A five-day programme of events at Homerton College, Cambridge, will celebrate the publication, 150 years ago, of Lewis Carroll’s ‘Alice in Wonderland’. Here, Dr Zoe Jaques, a lecturer in children’s literature, explores images of Alice from the first edition onwards. 

Lewis Carroll’s masterpiece was first published in July 1865 and has never been out of print. Its remarkable appeal is marked this week by a programme of events based at Homerton College, Cambridge. The five-day celebration includes a conference, film-screenings, performances and a children’s tea party. Some events are open to the general public.

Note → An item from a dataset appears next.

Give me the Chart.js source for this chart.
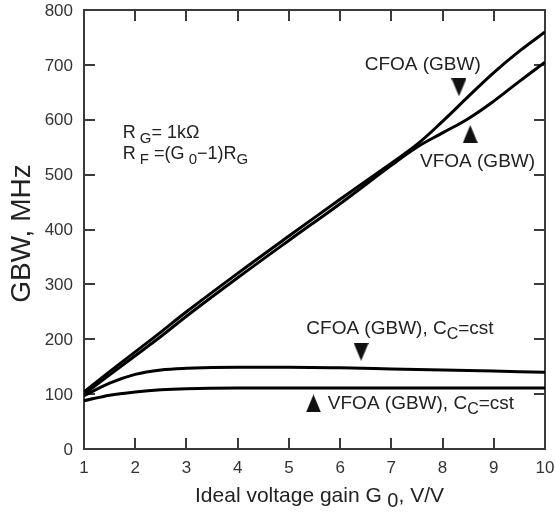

Wonderland Week at Homerton College has been organised by a small team led by Dr Zoe Jaques and Professor Maria Nikolajeva from the Faculty of Education. Jaques’ research explores the ways in which Alice in Wonderland is “more than just a book”.  Alice was based on a real-life girl, Alice Liddell, but became an icon of girlhood subject to constant transformation.

In the accompanying audio slide show, Jaques discusses representations of Alice – right from the John Tenniel drawings used to illustrate the first edition to portrayals by contemporary illustrators such as Barry Moser, Anthony Browne and Helen Oxenbury.  She shows how Alice’s age and looks have been skilfully reimagined to fit with changing audiences.